1. Most Phase 1 or Prototype sites an be built for $1k - $5k.
If that’s outside of your price range; ask people around you. Get friends and family excited; get them involved. If you can’t sell your family and friends on the idea; perhaps the idea needs rethinking.
2. Bootstrapping shows commitment
If this is your first web company; bootstrapping the first iteration of your site shows all future investors that you are competent enough in developing a product and bringing it to market. The first version does not need to be perfect; but it shows that you are committed.
3. You can start it now
I know a lot of people who waste 10 years of their lives chasing investors; and without a product to show for it. Smart bootstrapping will give you a product in less than 6 months; and you might even see revenue in the same year. Start something while you and your team are excited about it.

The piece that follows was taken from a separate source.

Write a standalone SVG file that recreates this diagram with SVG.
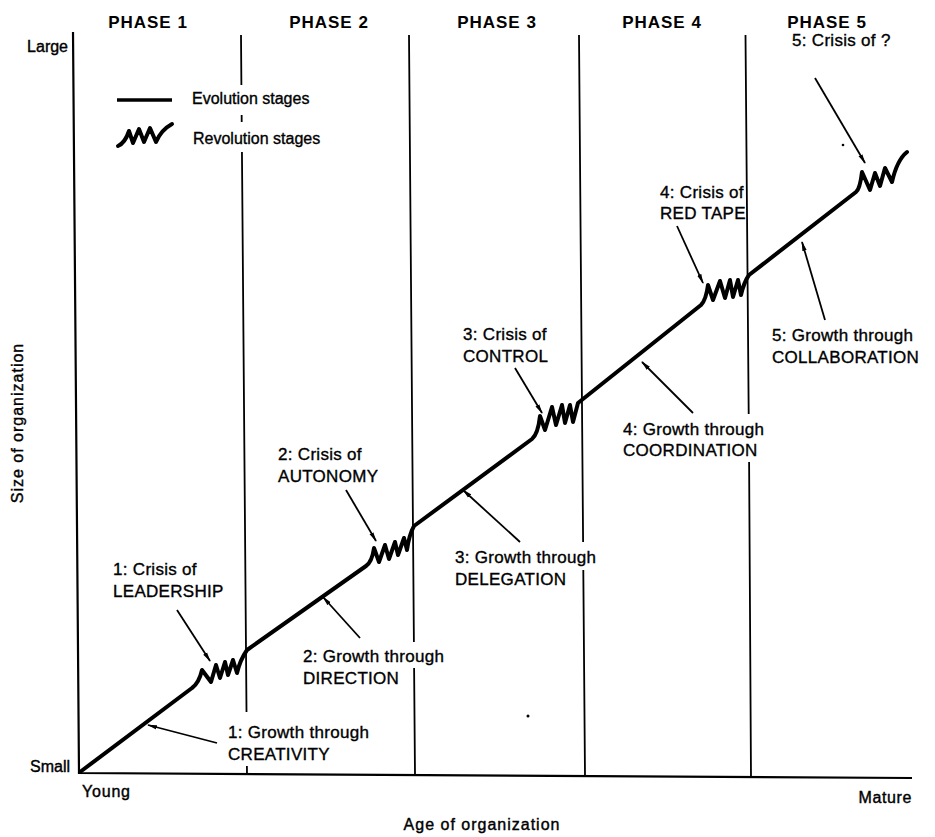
<svg xmlns="http://www.w3.org/2000/svg" width="935" height="837" viewBox="0 0 935 837">
  <style>
    text { font-family: "Liberation Sans", Arial, sans-serif; fill: #000; }
    .phase { font-size: 17px; font-weight: bold; letter-spacing: 1px; text-anchor: middle; }
    .lbl { font-size: 17px; letter-spacing: 0.3px; stroke: #000; stroke-width: 0.35px; }
    .ax { font-size: 16px; stroke: #000; stroke-width: 0.4px; }
    .leg { font-size: 16px; stroke: #000; stroke-width: 0.35px; }
    .frame { stroke: #000; stroke-width: 2.2; fill: none; }
    .grid { stroke: #000; stroke-width: 1.8; fill: none; }
    .curve { stroke: #000; stroke-width: 4; fill: none; stroke-linejoin: round; stroke-linecap: round; }
    .arrow { stroke: #000; stroke-width: 1.8; fill: none; marker-end: url(#tip); }
  </style>
  <defs>
    <marker id="tip" markerUnits="userSpaceOnUse" markerWidth="10" markerHeight="6" refX="9" refY="3" orient="auto">
      <path d="M0,0.8 L10,3 L0,5.2 z" fill="#000"/>
    </marker>
  </defs>
  <rect width="935" height="837" fill="#fff"/>

  <!-- phase headings -->
  <g id="phase-labels">
    <text class="phase" x="148" y="28">PHASE 1</text>
    <text class="phase" x="329" y="28">PHASE 2</text>
    <text class="phase" x="497" y="28">PHASE 3</text>
    <text class="phase" x="662" y="28">PHASE 4</text>
    <text class="phase" x="827" y="28">PHASE 5</text>
  </g>

  <!-- axes -->
  <g id="axes">
    <path class="frame" d="M73,32 L79,773 L912,778"/>
    <text class="ax" x="68" y="52" text-anchor="end" font-size="15">Large</text>
    <text class="ax" x="70" y="772" text-anchor="end">Small</text>
    <text class="ax" x="82" y="797" letter-spacing="0.8">Young</text>
    <text class="ax" x="912" y="803" text-anchor="end" letter-spacing="0.6">Mature</text>
    <text class="ax" x="482" y="830" text-anchor="middle" letter-spacing="1">Age of organization</text>
    <text class="ax" transform="translate(23,423) rotate(-90)" text-anchor="middle" letter-spacing="1">Size of organization</text>
  </g>

  <!-- phase boundaries, broken where labels cross them -->
  <g id="phase-lines">
    <path class="grid" d="M241,35 L241.4,85 M241.65,115 L241.7,122 M241.95,152 L246.5,712 M246.9,766 L247,774"/>
    <path class="grid" d="M409,35 L413.9,642 M414.1,668 L415,775"/>
    <path class="grid" d="M579,35 L583.1,542 M583.3,570 L585,776"/>
    <path class="grid" d="M745.5,35 L748.7,414 M749.1,462 L751,777"/>
  </g>

  <!-- legend -->
  <g id="legend">
    <line x1="117" y1="100" x2="172" y2="100" stroke="#000" stroke-width="3.5"/>
    <text class="leg" x="192" y="104">Evolution stages</text>
    <path class="curve" stroke-width="3.2" d="M118,146 Q125,143 129,131 L133,143 L139,129 L144,142 L150,128 L156,142 Q161,130 172,124"/>
    <text class="leg" x="193" y="144">Revolution stages</text>
  </g>

  <!-- growth curve: evolution segments joined by revolution zigzags -->
  <g id="growth-curve">
    <path class="curve" d="M80,772 L192,688 Q199,683 202,670 L211,682 L216,665 L220,678 L225,662 L228,675 L233,660 L237,673 Q240,660 247,650
      L366,566 Q372,562 374,548 L379,562 L385,545 L389,559 L395,542 L398,555 L404,538 L407,550 Q409,535 414,526
      L532,439 Q538,434 540,416 L545,430 L552,407 L556,425 L562,405 L565,423 L570,405 L573,422 L578,403 L583,399
      L701,305 Q706,300 708,285 L713,300 L720,281 L725,298 L730,280 L733,297 L738,280 L741,295 Q744,282 749,275
      L856,192 Q860,189 862,172 L870,190 L875,173 L880,186 L885,168 L892,182 Q897,160 907,152"/>
  </g>

  <!-- stage labels -->
  <g id="crisis-1">
    <text class="lbl" x="113" y="575">1: Crisis of</text>
    <text class="lbl" x="113" y="597">LEADERSHIP</text>
  </g>
  <g id="growth-1">
    <text class="lbl" x="228" y="738">1: Growth through</text>
    <text class="lbl" x="228" y="760" letter-spacing="1.2">CREATIVITY</text>
  </g>
  <g id="crisis-2">
    <text class="lbl" x="278" y="460">2: Crisis of</text>
    <text class="lbl" x="278" y="482">AUTONOMY</text>
  </g>
  <g id="growth-2">
    <text class="lbl" x="303" y="662">2: Growth through</text>
    <text class="lbl" x="303" y="684">DIRECTION</text>
  </g>
  <g id="crisis-3">
    <text class="lbl" x="463" y="340">3: Crisis of</text>
    <text class="lbl" x="463" y="362">CONTROL</text>
  </g>
  <g id="growth-3">
    <text class="lbl" x="455" y="563">3: Growth through</text>
    <text class="lbl" x="455" y="585">DELEGATION</text>
  </g>
  <g id="crisis-4">
    <text class="lbl" x="660" y="198">4: Crisis of</text>
    <text class="lbl" x="660" y="219">RED TAPE</text>
  </g>
  <g id="growth-4">
    <text class="lbl" x="623" y="435">4: Growth through</text>
    <text class="lbl" x="623" y="456">COORDINATION</text>
  </g>
  <g id="crisis-5">
    <text class="lbl" x="792" y="46">5: Crisis of ?</text>
  </g>
  <g id="growth-5">
    <text class="lbl" x="772" y="341">5: Growth through</text>
    <text class="lbl" x="772" y="363">COLLABORATION</text>
  </g>

  <!-- pointers from labels to the curve -->
  <g id="connectors">
    <line class="arrow" x1="217" y1="743" x2="148" y2="725"/>
    <line class="arrow" x1="177" y1="610" x2="210" y2="661"/>
    <line class="arrow" x1="360" y1="638" x2="323" y2="597"/>
    <line class="arrow" x1="346" y1="490" x2="376" y2="541"/>
    <line class="arrow" x1="520" y1="542" x2="463" y2="490"/>
    <line class="arrow" x1="515" y1="368" x2="542" y2="413"/>
    <line class="arrow" x1="693" y1="413" x2="642" y2="362"/>
    <line class="arrow" x1="677" y1="226" x2="703" y2="283"/>
    <line class="arrow" x1="825" y1="320" x2="802" y2="242"/>
    <line class="arrow" x1="815" y1="78" x2="865" y2="163"/>
  </g>

  <!-- specks -->
  <circle cx="843" cy="145" r="1.3" fill="#000"/>
  <circle cx="528" cy="716" r="1.5" fill="#000"/>
</svg>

4. Bootstrapping builds leverage
No investor is going to give you $100k for 5% of your company if you have no product and no revenue. They might put in $10k and expect 50% of your company- since you have nothing (no product) and they have everything (the money). When you have a product, if you have revenue- you get more investment for less equity. That’s leverage.
5. Rapid Prototyping
Getting an early iteration of your product to market might just change your perspective on what you are building, and what you are selling. Get something out there. Rapid Prototyping dictates that you rapidly try new versions of your web idea- getting feedback, seeing what works. And after several months of rapid prototyping; your investors will notice the higher quality of your product.
6. Reality Check
In some situations, the only person who is going to invest in your idea is you. Whether that makes you an eccentric visionary or a hero who must prove himself by action: actually making a website will get you the proof of concept- and perhaps revenues- that you need. Ask yourelf- how long have I been thinking about this idea? How many people have offered to invest? They will be more inclined once you put your funds in first.
7. Pressure’s on
Having your own personal funds on the line puts pressure on you to generate revenue fast- and that can be a good thing. I know several entrepreneurs who received funding for their venture and then relaxed; since their necks were no longer on the line. But often it is healthy for an entrepreneur think to himself- I need to sell this, or the rent doesn’t get paid.
8. Would you invest in your own start-up?
If you had $100k, would you invest it in your idea? Sometimes the answer is no; maybe your idea is too risky or the revenues are too delayed for the entrepreneur himself. Now a risk-averse entrepreneur can build a high-risk venture with an ambitious investor- but that’s often unlikely. If you had $100k- where would you invest it?